Net twee weken heeft het effect van de trainerswissel bij Club Brugge geduurd. Afgelopen vrijdag verviel de ploeg in Bergen weer in oude kwalen : er was geen tempo, geen creativiteit, geen spirit en vooral geen evenwicht. De aanvallende accenten die Cedomir Janevski legt, onderstreepten tegen het technisch vaardige Bergen de kwetsbaarheid van de verdediging. Voor de zoveelste keer dit seizoen bleek dat de ploeg met verkeerde puzzelstukken in mekaar is gestoken. Zelfs een speler voor wie vier miljoen euro werd afgedokt, Koen Daerden, zakt in dit geheel zo diep weg dat er langzamerhand sprake lijkt van kapitaalvernietiging. Tot in lengte van dagen zal Marc Degryse het rapport van de transferpolitiek krijgen voorgeschoteld. Niemand anders in ieder geval die daarvoor mee de verantwoordelijkheid wil opnemen.
Toch is het juist Degryse die als mogelijke opvolger de naam van Luc Devroe liet vallen. Het is vreemd en eigenlijk contradictorisch dat er rekening wordt gehouden met het advies van iemand die geen gelukkige hand had in de keuze van de trainers en het contracteren van spelers. Terecht gaf Club Brugge de aanstelling van een nieuwe sportieve baas prioriteit, maar de verrassende keuze voor Devroe toont hoe groot de onrust en zenuwachtigheid is. Luc Devroe is niet echt die flitsend ogende manager met een brede waaier aan internationale contacten. Tussen zijn stijl en die van Marc Degryse liggen werelden van verschil. Het is tekenend voor een beleidslijn die bij Club Brugge, ook in het trainerschap, steeds grilligere vormen vertoont. Maar stabiliteit blijft nu eenmaal een vaag gegeven binnen het voetbal.
Zowel in Oostende als in Roeselare wordt Luc Devroe afgeschilderd als een man met een oog voor talent. Voor de beide clubs sloot hij, ieder op hun niveau, uitstekende transfers af. Devroe geldt als een onbuigzaam iemand, recht door zee en erg direct in de omgang. Hij sluit niet gemakkelijk compromissen en wil daardoor wel eens snel in conflict komen. Maar op dit moment is Devroe natuurlijk niet het zwaargewicht dat Club Brugge een ander gezicht zal geven, een man die past binnen de internationale profileringsdrang van blauw-zwart. Het valt absoluut niet in te schatten of Luc Devroe voldoende inhoud heeft om zich op dit niveau staande te houden.
In die zin beweegt Club Brugge zich nog maar eens op glad ijs en blijft het risico’s nemen.

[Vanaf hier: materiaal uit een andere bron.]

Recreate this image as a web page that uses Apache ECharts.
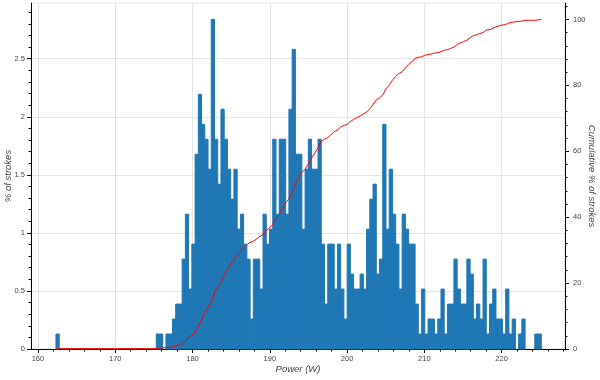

Dat is merkwaardig voor een vereniging die geleid wordt door een voorzitter die de internationale voetbalwereld door en door kent en beter dan wie ook weet welke stromingen van modernisme er leven. Club Brugge moet zich daaraan voeden, zonder zijn specifieke eigenheid te verliezen, het moet in alle geledingen bereid zijn tot een radicale ommezwaai en als het ware zijn horizon openen. In plaats daarvan ontstaat de indruk dat ze in het Jan Breydelstadion radeloos zijn. Hoogst eigenaardig is het ook dat een gelouterde en erg intelligente man als Michel D’Hooghe zo zenuwachtig en kribbig reageert op alle kritiek die hij de voorbije weken kreeg. Iemand die veertien jaar de voetbal- bond leidde en in die periode tal van stormen trotseerde, moet daar boven staan. Juist Michel D’Hooghe zou in deze moeilijke periode rust moeten uitstralen, als een soort lichtbaken in donkere dagen. Hoe moeilijk het in de sport kennelijk ook is om het emotionele aspect te verdringen.
Club Brugge kan niet snel genoeg vroegere waarden terugvinden : werken in een sfeer van rust en verbondenheid. Daarvoor is er veel meer nodig dan een soort reorganisatie van het bestuur. Club Brugge heeft nood aan een duidelijke en eigentijdse lijn, zonder de flagrante stijlbreuken (eerst Ferrera– Janevski en nu Degryse-Devroe) die de indruk geven dat er een hapsnapbeleid wordt gevoerd. En zonder die eeuwige hang en drang naar het verleden. Dat nu ook weer Raoul Lambert aan het scoutingapparaat wordt toegevoegd, toont dat ze daarmee niet kunnen breken.